The couple are now going to marry on Saturday at their church. "I can't wait," says James, saying it will be "an absolute joy".
Although they are sad they cannot have a larger celebration - they'd originally invited between 300 and 400 people to "fill the church" and with a smaller reception afterwards - James says: "The big thing is that we will be able to make our vows in the sight of God and our friends and family and we are going to have no reception but we are going to have sandwiches in the church yard in groups of six."
The 30 people they've chosen include close family ("which family member do you want to offend the least," he jokes) as well as people from their church and some friends.
'It's pushed back our plans for a baby'
Kiri Black and Alex Monteiro have decided to postpone their July outdoor wedding celebration to August at the earliest, in the hope it can go ahead with 90 guests.
The same-sex couple, from Brighton, say they "understand why this has to be done but it's still sad".
"We are feeling very deflated about it," says Kiri. "We set out our whole year - have some fun going to festivals, then we were going to try for a baby.
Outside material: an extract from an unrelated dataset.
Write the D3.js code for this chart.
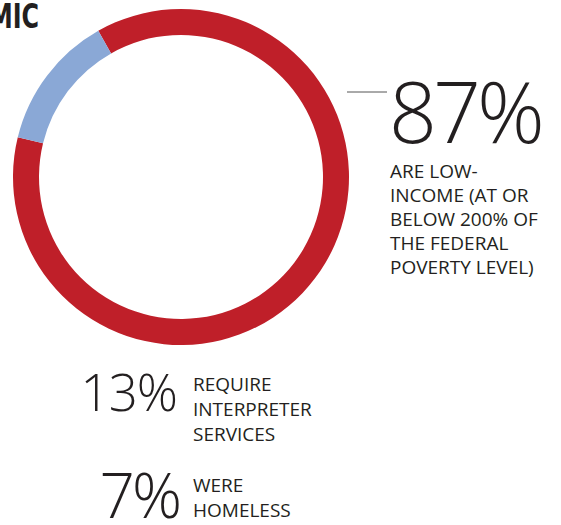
<!DOCTYPE html>
<html lang="en">
<head>
<meta charset="UTF-8">
<title>Patient profile</title>
<script src="https://cdn.jsdelivr.net/npm/d3@7"></script>
<style>
  body { margin: 0; background: #fff; }
  .title { font-family: "Liberation Sans Narrow", "DejaVu Sans Condensed", sans-serif; font-weight: 700; font-size: 34px; fill: #231f20; }
  .big { font-family: "Open Sans", "DejaVu Sans", sans-serif; font-weight: 300; fill: #231f20; }
  .label { font-family: "Open Sans", "DejaVu Sans Condensed", sans-serif; font-size: 19px; fill: #231f20; }
</style>
</head>
<body>
<div id="chart"></div>
<script>
// data
var shareNames = ["Low-income", "Other"];
var shareValues = [87, 13];
var shareColors = ["#bf1f29", "#8aa8d6"];

var statValues = ["87%", "13%", "7%"];
var statLines = [
  ["ARE LOW-", "INCOME (AT OR", "BELOW 200% OF", "THE FEDERAL", "POVERTY LEVEL)"],
  ["REQUIRE", "INTERPRETER", "SERVICES"],
  ["WERE", "HOMELESS"]
];

var width = 561, height = 525;
var cx = 181, cy = 177, rOuter = 168, rInner = 142;

var svg = d3.select("#chart").append("svg")
  .attr("width", width)
  .attr("height", height);

// title, cut off at the left edge (condensed by a horizontal squeeze)
svg.append("text")
  .attr("class", "title")
  .attr("transform", "translate(39,28) scale(0.78,1)")
  .attr("text-anchor", "end")
  .text("SOCIOECONOMIC");

// ring
var pie = d3.pie().sort(null)
  .startAngle(-29.5 * Math.PI / 180)
  .endAngle(330.5 * Math.PI / 180);
var arc = d3.arc().innerRadius(rInner).outerRadius(rOuter);

svg.append("g")
  .attr("transform", "translate(" + cx + "," + cy + ")")
  .selectAll("path")
  .data(pie(shareValues))
  .enter()
  .append("path")
  .attr("d", arc)
  .attr("fill", function(d, i){ return shareColors[i]; });

// leader line
svg.append("line")
  .attr("x1", 347).attr("x2", 387)
  .attr("y1", 92).attr("y2", 92)
  .attr("stroke", "#555").attr("stroke-width", 1);

// 87%
svg.append("text")
  .attr("class", "big")
  .attr("x", 389).attr("y", 143)
  .style("font-size", "84px")
  .style("letter-spacing", "-4px")
  .text(statValues[0]);

svg.append("g").selectAll("text")
  .data(statLines[0])
  .enter()
  .append("text")
  .attr("class", "label")
  .attr("x", 390)
  .attr("y", function(d, i){ return 178 + 24 * i; })
  .text(function(d){ return d; });

// 13%
svg.append("text")
  .attr("class", "big")
  .attr("x", 177).attr("y", 411)
  .attr("text-anchor", "end")
  .style("font-size", "51px")
  .style("letter-spacing", "-1px")
  .text(statValues[1]);

svg.append("g").selectAll("text")
  .data(statLines[1])
  .enter()
  .append("text")
  .attr("class", "label")
  .attr("x", 193)
  .attr("y", function(d, i){ return 391 + 25 * i; })
  .text(function(d){ return d; });

// 7%
svg.append("text")
  .attr("class", "big")
  .attr("x", 179).attr("y", 518)
  .attr("text-anchor", "end")
  .style("font-size", "62px")
  .style("letter-spacing", "-3px")
  .text(statValues[2]);

svg.append("g").selectAll("text")
  .data(statLines[2])
  .enter()
  .append("text")
  .attr("class", "label")
  .attr("x", 193)
  .attr("y", function(d, i){ return 492 + 25 * i; })
  .text(function(d){ return d; });
</script>
</body>
</html>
We can't do that until we are married otherwise we can't both be on the birth certificate."
Kiri says her mum is a nurse so is "petrified of spreading the disease", while girlfriend Alex's dad lives in Romania so he cannot come.
Alex says she is "frankly extremely upset and annoyed" and "especially now we are all being encouraged to head to the pub on the 4 July".
"Me and my partner along with thousands of other people have signed a petition regarding receptions which we hope will get acknowledged in Parliament."
What are England's rules for weddings?
Ceremonies should be kept "as short as reasonably possible" and limited as much as possible to just the parts that are legally binding
No more than 30 people should attend
Everyone should follow the 2m rule if possible, or 1m with extra safety measures
No food and drink should be consumed as part of the event
Hands should be washed before and after the exchanging of rings
Singing should be avoided
Read the full government guidance here., external
In the other nations of the UK, which have their own rules over lockdown restrictions, small weddings are also allowed. In Northern Ireland and Scotland they must be outdoors. In Wales, ceremonies are allowed at official register offices and places of worship.